Our family is heading to Umbria, a central region of Italy, for the month of March. You can read about why and how here.
I’ve begun to dream in Italian regularly. Perhaps it’s because I often spend my last few minutes of the day practicing verb conjugations or translating paragraphs (pathetically, I might add)… but in each dream, I’m fluent.
I assure you, I am not.
But while I’m in dreamland, each time, I’m touring around rural Italy… gathering food in my market baskets, writing under the shade of olive trees, and casually talking about the weather with locals. We laugh and wish each other well, each heading towards home as I shout a final “A presto!” over my shoulder.
I’ve only had a few reoccurring dreams in my life and this is now one of them. Again and again I feel the fluency on my tongue, though not without effort. As I’m speaking and proudly knowing what to say next, I can feel my dream-mind encouraging me on: You’re doing it! I remark in my head as I confidently ask the signore at the market how much the mushrooms cost per kilo.
In my dream, I still I know I’m not Italian and that my tongue will never be native.
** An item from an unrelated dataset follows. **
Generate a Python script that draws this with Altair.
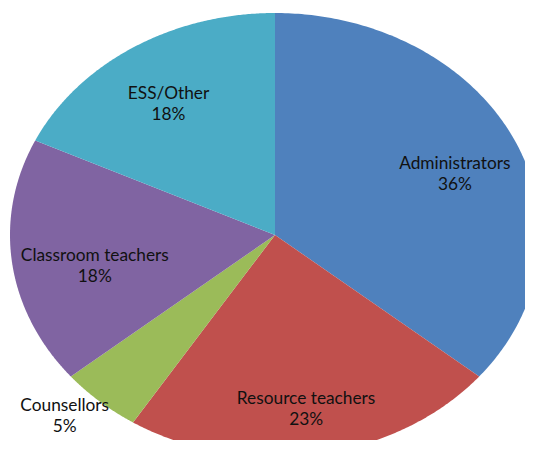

But in my dream, I’m so joyful, finally grateful to be over the road-block that a new language naturally puts in my way. When I’m dreaming, there are now no longer any barriers between me and endless discovery - like a real, proper love, there is never enough time to discover, savor, and appreciate it all.
I felt the same when I began gardening and homesteading fifteen years ago. It positively lit my soul on fire - as new love does.
If that love was a person, I would cradle her head in my hands, gently kiss her cheeks, and tell her through tears how grateful I am for all the joy she has brought to my heart. Endless.
But as with any relationship, it is a give and take. Italy, as with gardening, has much to offer those willing to give. It would grieve me to exploit, empty, and pillage a place that has already been one of my greatest sources of inspiration. That is not how a relationship works. We support each other, offering what we have and taking what we need.
(I hope Stu doesn’t mind the love-analogy here… he knows he’s really my own and only.)
This is why I invest time, money, and effort into learning the language of my adopted land. I don’t have the capacity for it - I’m just somehow finding it. Week by week, I scratch out time for lessons with my tutor, scribble notes and phrases in one of my many notebooks, and mutter small, simple sentences to myself as I tool around my kitchen preparing supper. It drives my family mad and I’m often grateful that they don’t speak Italian and can’t understand how truly incorrect I often am.
But language is a roadblock in my way - a gatekeeper unwilling to let me through the portal into full exploration and understanding.
I’ve already warned my family to be incredibly underwhelmed with my performance during our month-spent-in-Umbria this coming winter. Though I never stop practicing, language, like gardening, isn’t a performance. It is a long, sustained commitment to something outside of yourself.
Still, I will arrive in Umbria with a small gift in my hands… holding out verbs, nouns, and phrases as my offering to a country that has already given me much.
Every once in awhile as humans, we (often by accident) brush up against something and forever remain unchanged. Whitney Houston holds a microphone, Michael Jordan a basketball, Eric Clapton a guitar - they are forever changed.
Almost twenty years ago, I was given a plate of potato gnocchi, swimming in simple tomato passata. And now, I spend my mornings studying the “casa di essere” and attempting to remember that a singular egg (l’uovo) is masculine, but more than one is feminine (le uova).
As with any love, it may not make sense to the world. But in the eye of the beholder, it is a treasure indeed.
Also, for everyone out there who has learned a new language… and especially English… I could not be more impressed. Honestly. WELL DONE.
How many more nouns do you think I can learn before we leave at the end of February?